Pero según Santo Tomás de
Aquino, la exigencia evangélica de renuncias heroicas como las de los consejos
evangélicos de pobreza, castidad y renuncia de sí por seguir a Jesús —y podemos
decir igual de la oblación de sí mismo en el martirio, antes que traicionar la
fe y el seguimiento de Cristo— compromete a todos “secundum praeparationem
animi” (cf. S. Th. II-II q. 184, a. 7, ad
1), o sea, según la disponibilidad del espíritu para cumplir lo que se le pide
en cualquier momento que se le llame, y por lo tanto comportan para todos un
desapego interior, una oblación, una autodonación a Cristo, sin las cuales no
hay un verdadero espíritu evangélico.
Del mismo Evangelio podemos deducir que
hay vocaciones particulares, que dependen de una elección de Cristo: como la de
los Apóstoles y de muchos discípulos, que Marcos señala con bastante claridad
cuando escribe: “Subió a un monte, y llamando a los que quiso, vinieron a Él, y
designó a doce para que lo acompañaran...” (Mc 3, 13-14). El mismo
Jesús, según Juan, dice a los Apóstoles en el discurso final: “No me habéis
elegido vosotros a mí, sino yo os he elegido a vosotros...” (Jn 15, 16).
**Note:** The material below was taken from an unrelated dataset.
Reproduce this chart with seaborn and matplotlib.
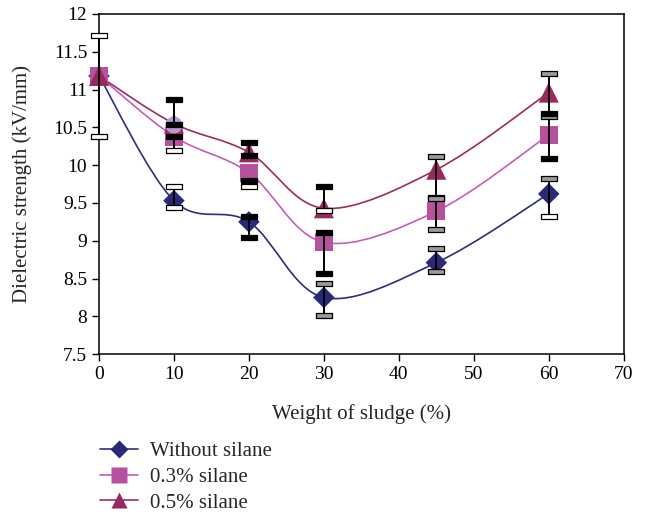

No se deduce que Él condenara
definitivamente al que no aceptó seguirlo por un camino de total dedicación a
la causa del Evangelio (cf. el caso de joven rico: Mc 10, 17-27). Hay algo más
que pone en juego la libre generosidad de cada uno. Pero no hay duda que la
vocación a la fe y al amor cristiano es universal y obligatoria: fe en la
Palabra de Jesús, amor a Dios sobre todas las cosas y también al prójimo como a
nosotros mismos, porque “el que no ama a su hermano a quien ve, no es posible
que ame a Dios a quien no ve” (1 Jn 4, 20).
Jesús, al establecer la exigencia de la
respuesta a la vocación a seguirlo, no esconde a nadie que su seguimiento
requiere sacrificio, a veces incluso el sacrificio supremo. En efecto, dice a
sus discípulos: “El que quiera venir en pos de mí, niéguese a sí mismo, tome su
cruz y sígame. Pues el que quiera salvar su vida la perderá, y el que pierda su
vida por mí la salvará...” (Mt 16, 24-25).
Marcos subraya que Jesús había convocado
con los discípulos también a la multitud, y habló a todos de la renuncia que
pide a quien quiera seguirlo, de cargar con la cruz y de perder la vida “por mi
y el Evangelio” (Mc 8, 34-35). (Y esto después de haber
hablado de su próxima pasión y muerte! (cf. Mc 8, 31-32).
Pero, al mismo tiempo, Jesús proclama
la bienaventuranza de los que son perseguidos “por amor del Hijo del hombre” (Lc 6, 22): “Alegraos y
regocijaos, porque grande será en los cielos vuestra recompensa” (Mt 5, 12).
Y nosotros nos preguntamos una vez más:
¿Quién es éste que llama con autoridad a seguirlo, predice odio, insultos y
persecuciones de todo género (cf. Lc 6, 22), y promete
“recompensa en los cielos”? Sólo un Hijo del hombre que tenía la conciencia de
ser Hijo de Dios podía hablar así. En este sentido lo entendieron los Apóstoles
y los discípulos, que nos transmitieron su revelación y su mensaje. En este
sentido queremos entenderlo nosotros también, diciéndole de nuevo con el
Apóstol Tomás: “Señor mío y Dios mío”.